Anthony Hungerford (1614/15?–1657) was a Colonel in the English Parliamentary army who fought in Ireland during the War of the Three Kingdoms.

==Biography==
In September 1646, Anthony Hungerford, then Major Hungerford, pressed for a commission as governor of the parliamentarian garrison at Stoke and for an appointment as Major of the standing companies in Shropshire. In March 1647 the parliament seems to have accepted his services, and as a Colonel, sent him to Ireland, where he landed on 30 April 1647. He was colonel of a regiment at Drogheda in 1648.

In 1650, after being shot in the head at the Battle of Dungan's Hill in County Meath, he returned to England, where he busied himself in 'discovering' papists' and other delinquents' estates.
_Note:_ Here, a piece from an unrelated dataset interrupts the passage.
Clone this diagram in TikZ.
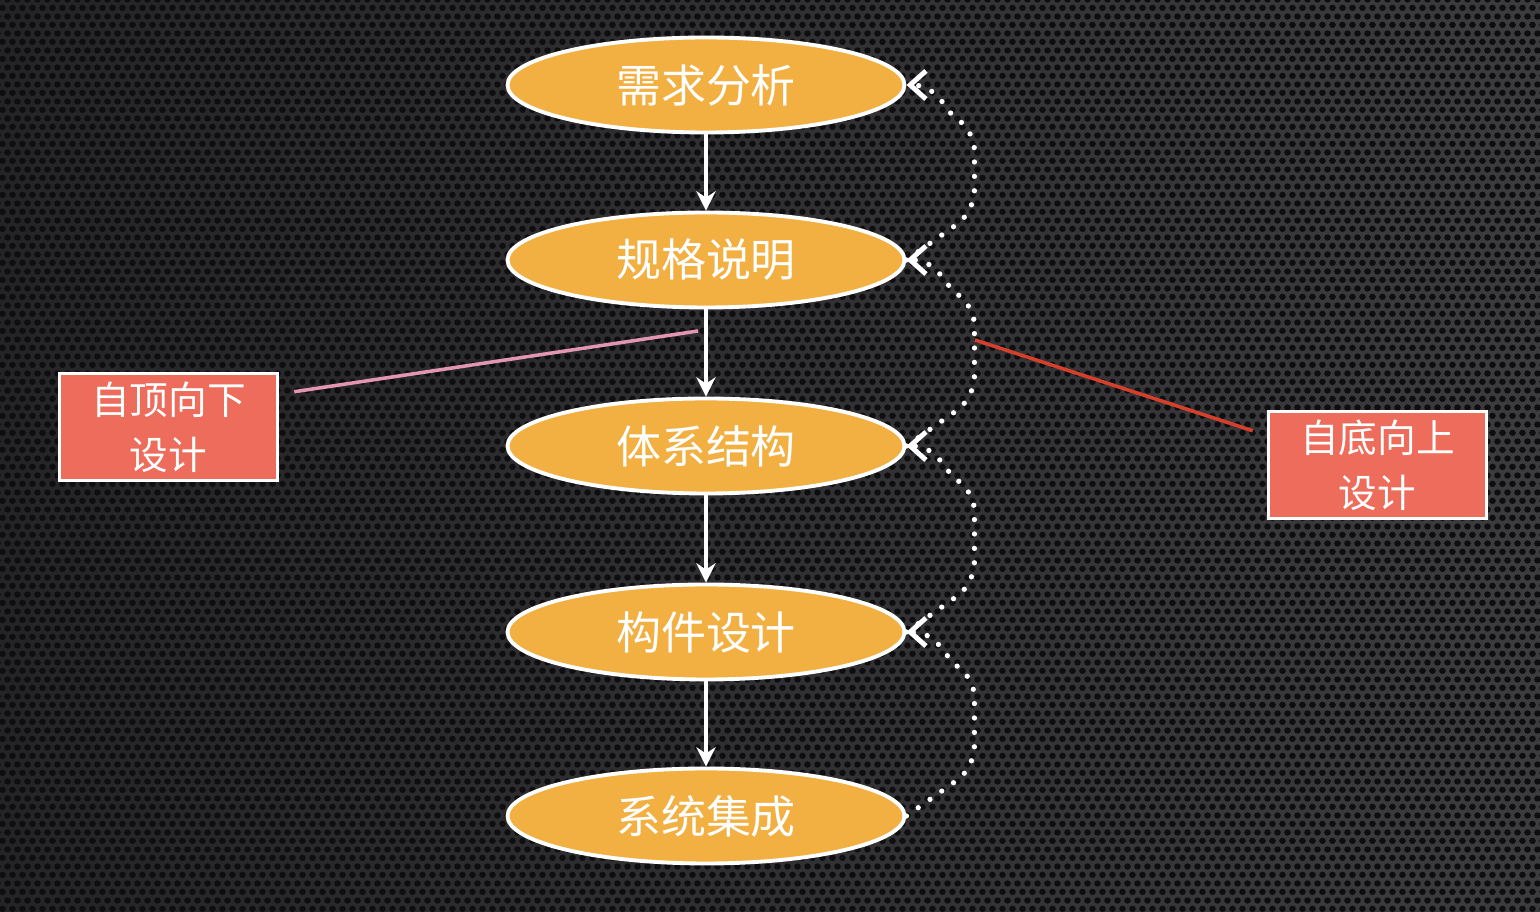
\documentclass[tikz,border=0pt]{standalone}
\usepackage{fontspec}
\newfontfamily\cjk{Noto Sans CJK SC}
\usetikzlibrary{arrows.meta,calc,shapes.geometric,patterns.meta}

\definecolor{bgdark}{RGB}{36,36,38}
\definecolor{bglight}{RGB}{60,60,63}
\definecolor{bghole}{RGB}{14,14,16}
\definecolor{stagefill}{RGB}{243,176,66}
\definecolor{boxfill}{RGB}{237,108,92}
\definecolor{topdownline}{RGB}{226,150,175}
\definecolor{bottomupline}{RGB}{214,64,42}

\tikzdeclarepattern{
  name=holes, type=uncolored,
  bounding box={(0,0) and (1mm,1.732mm)},
  tile size={(1mm,1.732mm)},
  code={
    \pgfpathcircle{\pgfpoint{0.25mm}{0.433mm}}{0.33mm}
    \pgfpathcircle{\pgfpoint{1.25mm}{0.433mm}}{0.33mm}
    \pgfpathcircle{\pgfpoint{0.75mm}{1.299mm}}{0.33mm}
    \pgfpathcircle{\pgfpoint{-0.25mm}{1.299mm}}{0.33mm}
    \pgfusepath{fill}
  }
}

\tikzset{
  stage/.style={ellipse, draw=white, line width=1.1pt, fill=stagefill,
    minimum width=3.97cm, minimum height=0.95cm, inner sep=0pt,
    text=white, font=\cjk\fontsize{12.8}{15}\selectfont},
  approach/.style={rectangle, draw=white, line width=1pt, fill=boxfill,
    minimum width=2.18cm, minimum height=1.07cm, inner sep=0pt,
    text=white, align=center, font=\cjk\fontsize{11}{15.6}\selectfont},
  flow/.style={white, line width=1.1pt, ->},
  backflow/.style={white, line width=1.5pt, dash pattern=on 0pt off 4.1pt,
    line cap=round, rounded corners=6pt,
    -{Straight Barb[length=4.5pt,width=8pt,line width=1.4pt]}}
}

\begin{document}
\begin{tikzpicture}[>={Stealth[length=5.5pt,width=5.5pt]}]
  \shade[left color=bgdark, right color=bglight] (0,0) rectangle (15.4,9.12);
  \fill[pattern=holes, pattern color=bghole] (0,0) rectangle (15.4,9.12);

  \node[stage] (need) at (7.06,8.27) {需求分析};
  \node[stage] (spec) at (7.06,6.52) {规格说明};
  \node[stage] (arch) at (7.06,4.66) {体系结构};
  \node[stage] (comp) at (7.06,2.80) {构件设计};
  \node[stage] (integ) at (7.06,0.96) {系统集成};

  \draw[flow] (need) -- (spec);
  \draw[flow] (spec) -- (arch);
  \draw[flow] (arch) -- (comp);
  \draw[flow] (comp) -- (integ);

  \foreach \lo/\hi in {spec/need, arch/spec, comp/arch, integ/comp}
    \draw[backflow] (\lo.east) -- ($(\lo.east)+(0.68,0.48)$)
      -- ($(\hi.east)+(0.68,-0.44)$) to[out=150,in=0] (\hi.east);

  \node[approach] (topdown) at (1.685,4.85) {自顶向下\\设计};
  \node[approach] (bottomup) at (13.775,4.47) {自底向上\\设计};

  \coordinate (tdtip) at (6.98,5.81);
  \coordinate (butip) at (9.75,5.72);
  \draw[topdownline, line width=1pt] ([shift={(0.15,-0.2)}]topdown.north east) -- (tdtip);
  \draw[bottomupline, line width=1pt] (butip) -- ([shift={(-0.14,-0.21)}]bottomup.north west);
\end{tikzpicture}
\end{document}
In July 1652 the council of state granted him £100 to enable him to return to Ireland. He was in 1653 a prisoner for debt in the "upper bench" in London, and petitioned parliament for payment of his commission as a debtor. According to a certificate from Sir John Danvers, he was "of most honest and religious conversation, very free from the common vices of swearing, drunkenness, &c., and most valiant and faithful" in the service of the parliament.
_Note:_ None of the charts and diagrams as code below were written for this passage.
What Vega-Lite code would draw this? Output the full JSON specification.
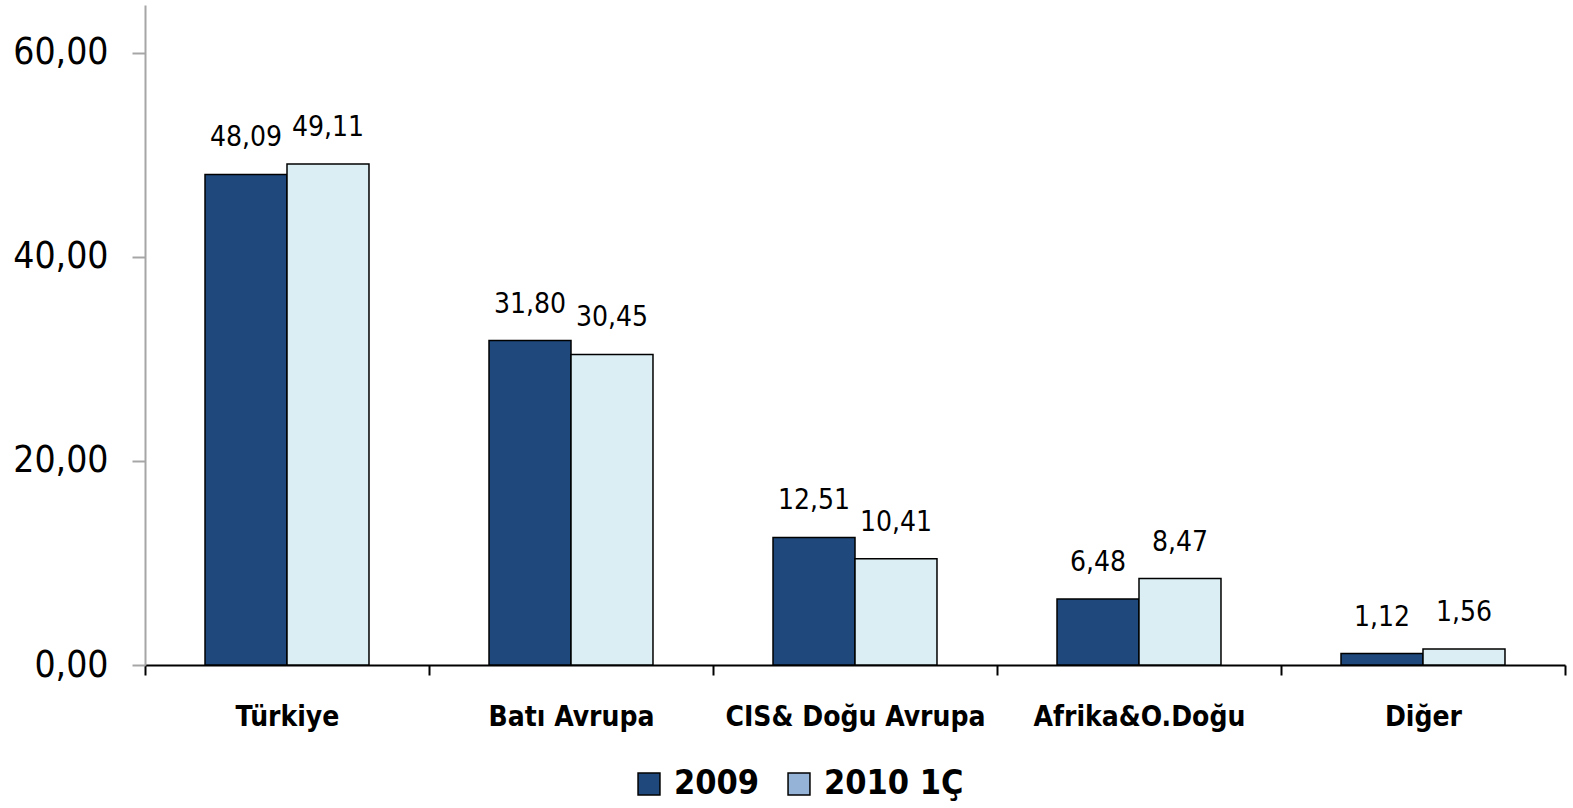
{
  "$schema": "https://vega.github.io/schema/vega-lite/v6.json",
  "autosize": "none",
  "width": 1420,
  "height": 660,
  "padding": {"left": 145, "top": 5, "right": 8, "bottom": 143},
  "background": "white",
  "config": {
    "locale": {"number": {"decimal": ",", "thousands": ".", "grouping": [3], "currency": ["", " TL"]}},
    "view": {"stroke": null},
    "font": "DejaVu Sans Condensed, DejaVu Sans"
  },
  "data": {"values": [
    {"region": "Türkiye", "period": "2009", "value": 48.09},
    {"region": "Türkiye", "period": "2010 1Ç", "value": 49.11},
    {"region": "Batı Avrupa", "period": "2009", "value": 31.80},
    {"region": "Batı Avrupa", "period": "2010 1Ç", "value": 30.45},
    {"region": "CIS& Doğu Avrupa", "period": "2009", "value": 12.51},
    {"region": "CIS& Doğu Avrupa", "period": "2010 1Ç", "value": 10.41},
    {"region": "Afrika&O.Doğu", "period": "2009", "value": 6.48},
    {"region": "Afrika&O.Doğu", "period": "2010 1Ç", "value": 8.47},
    {"region": "Diğer", "period": "2009", "value": 1.12},
    {"region": "Diğer", "period": "2010 1Ç", "value": 1.56}
  ]},
  "encoding": {
    "x": {
      "field": "region", "type": "nominal", "sort": null,
      "scale": {"paddingInner": 0, "paddingOuter": 0},
      "axis": {
        "title": null, "labelAngle": 0, "tickBand": "extent", "labelLimit": 0,
        "domainColor": "#000000", "domainWidth": 2,
        "tickColor": "#000000", "tickWidth": 2, "tickSize": 10,
        "labelFont": "DejaVu Sans Condensed, DejaVu Sans",
        "labelFontSize": 28, "labelFontWeight": "bold", "labelColor": "#000000",
        "labelPadding": 28
      }
    },
    "xOffset": {"field": "period", "type": "nominal", "scale": {"paddingInner": 0, "paddingOuter": 0.732}},
    "y": {
      "field": "value", "type": "quantitative",
      "scale": {"domain": [0, 64.7], "nice": false, "zero": true},
      "axis": {
        "title": null, "values": [0, 20, 40, 60], "format": ".2f", "grid": false,
        "domainColor": "#A6A6A6", "domainWidth": 2,
        "tickColor": "#A6A6A6", "tickWidth": 2, "tickSize": 13,
        "labelFont": "DejaVu Sans Condensed, DejaVu Sans",
        "labelFontSize": 37, "labelColor": "#000000", "labelPadding": 24
      }
    }
  },
  "layer": [
    {
      "mark": {"type": "square", "size": 0, "filled": true, "opacity": 1, "stroke": "#000000", "strokeWidth": 1.5},
      "encoding": {
        "color": {
          "field": "period", "type": "nominal",
          "scale": {"domain": ["2009", "2010 1Ç"], "range": ["#1F497D", "#95B3D7"]},
          "legend": {
            "title": null, "orient": "none", "direction": "horizontal",
            "legendX": 487, "legendY": 762,
            "symbolType": "square", "symbolSize": 480, "symbolOpacity": 1, "symbolStrokeColor": "#000000", "symbolStrokeWidth": 1.5,
            "labelFont": "DejaVu Sans Condensed, DejaVu Sans", "labelFontSize": 34, "labelFontWeight": "bold",
            "labelColor": "#000000", "columnPadding": 22, "labelOffset": 8
          }
        }
      }
    },
    {
      "mark": {"type": "bar", "stroke": "#000000", "strokeWidth": 1.5},
      "encoding": {
        "fill": {
          "field": "period", "type": "nominal",
          "scale": {"domain": ["2009", "2010 1Ç"], "range": ["#1F497D", "#DAEEF3"]},
          "legend": null
        }
      }
    },
    {
      "mark": {"type": "text", "baseline": "bottom", "dy": -22, "fontSize": 28, "color": "#000000", "font": "DejaVu Sans Condensed, DejaVu Sans"},
      "encoding": {
        "text": {"field": "value", "type": "quantitative", "format": ".2f"}
      }
    }
  ]
}
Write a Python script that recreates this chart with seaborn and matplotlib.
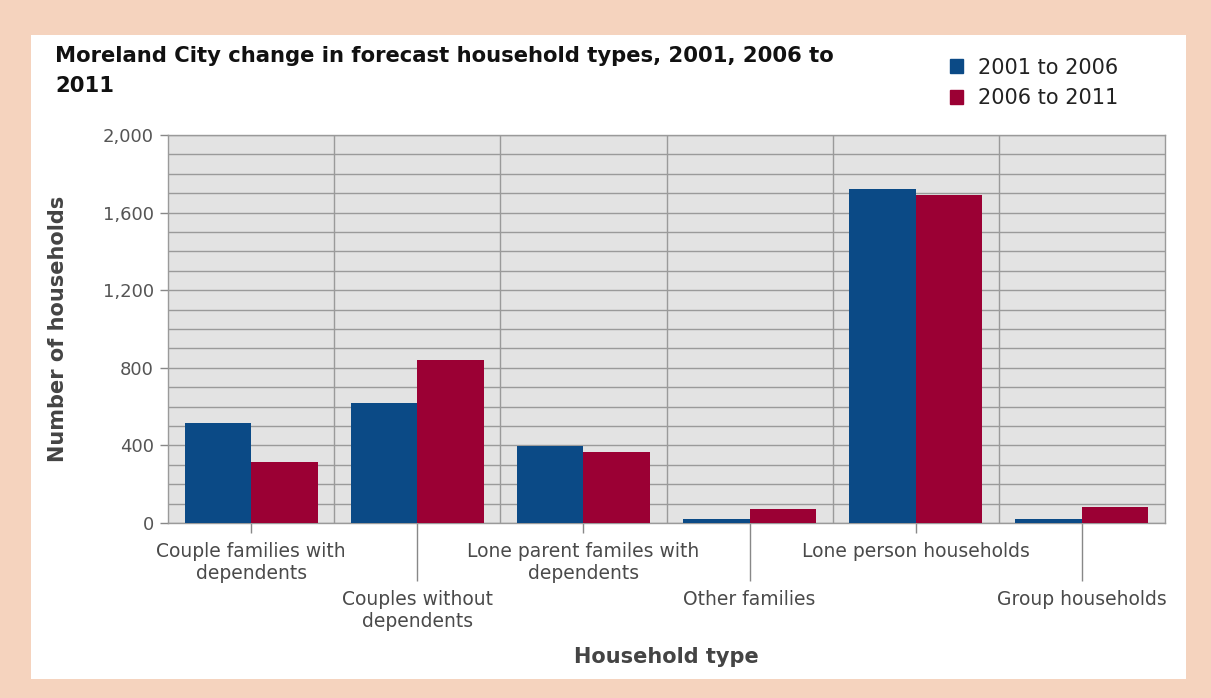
import pandas as pd
import matplotlib
matplotlib.use('Agg')
import matplotlib.pyplot as plt
import matplotlib.patches as mpatches
from matplotlib.ticker import MultipleLocator, FuncFormatter
import seaborn as sns

categories = ['Couple families with\ndependents', 'Couples without\ndependents',
              'Lone parent familes with\ndependents', 'Other families',
              'Lone person households', 'Group households']
periods = ['2001 to 2006', '2006 to 2011']
change_2001_2006 = [515, 620, 395, 20, 1720, 20]
change_2006_2011 = [315, 840, 365, 70, 1690, 80]
y_ticks = [0, 400, 800, 1200, 1600, 2000]

BLUE = '#0B4A86'
RED = '#9B0034'
PINK = '#F5D3BE'

df = pd.DataFrame({
    'type': categories * 2,
    'period': [periods[0]] * 6 + [periods[1]] * 6,
    'households': change_2001_2006 + change_2006_2011,
})

sns.set_style('white')
plt.rcParams['font.family'] = ['DejaVu Sans']

fig = plt.figure(figsize=(12.11, 6.98), dpi=100, facecolor=PINK)
# white card behind everything
fig.patches.append(mpatches.Rectangle((31 / 1211, 1 - 679 / 698), 1155 / 1211, 644 / 698,
                                      transform=fig.transFigure, facecolor='white',
                                      edgecolor='none', zorder=-5))

ax = fig.add_axes([168 / 1211, 1 - 523 / 698, 997 / 1211, 388 / 698])
ax.set_zorder(2)
ax.set_facecolor('#E3E3E3')

sns.barplot(data=df, x='type', y='households', hue='period', order=categories,
            palette=[BLUE, RED], saturation=1, width=0.8, linewidth=0, ax=ax,
            legend=False, zorder=3)

ax.set_ylim(0, 2000)
ax.set_xlim(-0.5, len(categories) - 0.5)
ax.set_yticks(y_ticks)
ax.yaxis.set_major_formatter(FuncFormatter(lambda v, p: f'{int(v):,}'))
ax.yaxis.set_minor_locator(MultipleLocator(100))
ax.grid(axis='y', which='both', color='#9A9A9A', linewidth=1, zorder=1)
ax.set_axisbelow(True)
for b in range(1, len(categories)):
    ax.axvline(b - 0.5, color='#9A9A9A', linewidth=1, zorder=1)

# staggered category labels (tick lengths / pads are in points)
ax.set_xticks([0, 2, 4])
ax.set_xticklabels([categories[i] for i in [0, 2, 4]])
ax.set_xticks([1, 3, 5], minor=True)
ax.set_xticklabels([categories[i] for i in [1, 3, 5]], minor=True)
ax.tick_params(axis='x', which='major', length=7, width=1, color='#888888',
               labelsize=13.5, labelcolor='#4A4A4A', pad=7, bottom=True)
ax.tick_params(axis='x', which='minor', length=42, width=1, color='#888888',
               labelsize=13.5, labelcolor='#4A4A4A', pad=6, bottom=True)
ax.tick_params(axis='y', which='major', length=6, width=1, color='#888888',
               labelsize=13, labelcolor='#555555', left=True, pad=4)
ax.tick_params(axis='y', which='minor', length=0)

for s in ax.spines.values():
    s.set_color('#9A9A9A')
    s.set_linewidth(1)

ax.set_xlabel('Household type', fontsize=15, fontweight='bold', color='#444444', labelpad=12)
ax.set_ylabel('Number of households', fontsize=15, fontweight='bold', color='#444444', labelpad=25)

fig.text(55 / 1211, 1 - 46 / 698,
         'Moreland City change in forecast household types, 2001, 2006 to\n2011',
         fontsize=15.2, fontweight='bold', color='#111111', va='top', ha='left',
         linespacing=1.6)

handles = [mpatches.Patch(color=BLUE, label=periods[0]),
           mpatches.Patch(color=RED, label=periods[1])]
fig.legend(handles=handles, loc='upper left', bbox_to_anchor=(931 / 1211, 1 - 39 / 698),
           frameon=False, fontsize=15, handlelength=0.65, handleheight=0.65,
           handletextpad=0.7, labelspacing=0.5, labelcolor='#222222')

fig.savefig('out.png', dpi=100, facecolor=PINK)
He obtained leave to return to Ireland, but on 28 March 1654 his regiment was disbanded, and he himself was left in urgent need. A weekly pension of 20s. was granted him by the Council of State on 17 April 1655. He died on 9 June 1657.

==Family==
Sir Bernard Burke writing in 1884, based on information supplied by William Roberts (the Ulster Herald between 1643 and 1655), said that Anthony Hungerford was descended from Sir John Hungerford of Down Ampney in Gloucestershire, (Anthony's great-grandfather) through his second son Henry Hungerford of Marston in Wiltshire, whose son, also Henry Hungerford of Marston was Anthony's father. William John Hardy writing in the Dictionary of National Biography, in a volume published in 1891, suggested that he may possibly have been the "brother or half-brother of the royalist Anthony, for the Hungerfords often gave the same Christian name to more than one of their children", but Stephen Wright updating Hardy's article for the Oxford Dictionary of Biography suggests that "he may have been the son of Thomas Hungerford, gentleman of Garsdon, Wiltshire. As a young child he was acquainted with Sir John Danvers (died 1655) of Dauntsey, an estate close to properties owned by a junior branch of the Hungerford family at Garsdon. For this reason he could be the Anthony Hungerford who on 9 November 1632 matriculated from Queen's College, Oxford, at the age of seventeen, the son of Thomas of Garsdon".

In 1658 his widow, Chrisagon, petitioned Oliver Cromwell for relief. The petition was passed to the committee at Ely House, but no record exists as to whether she was granted relief.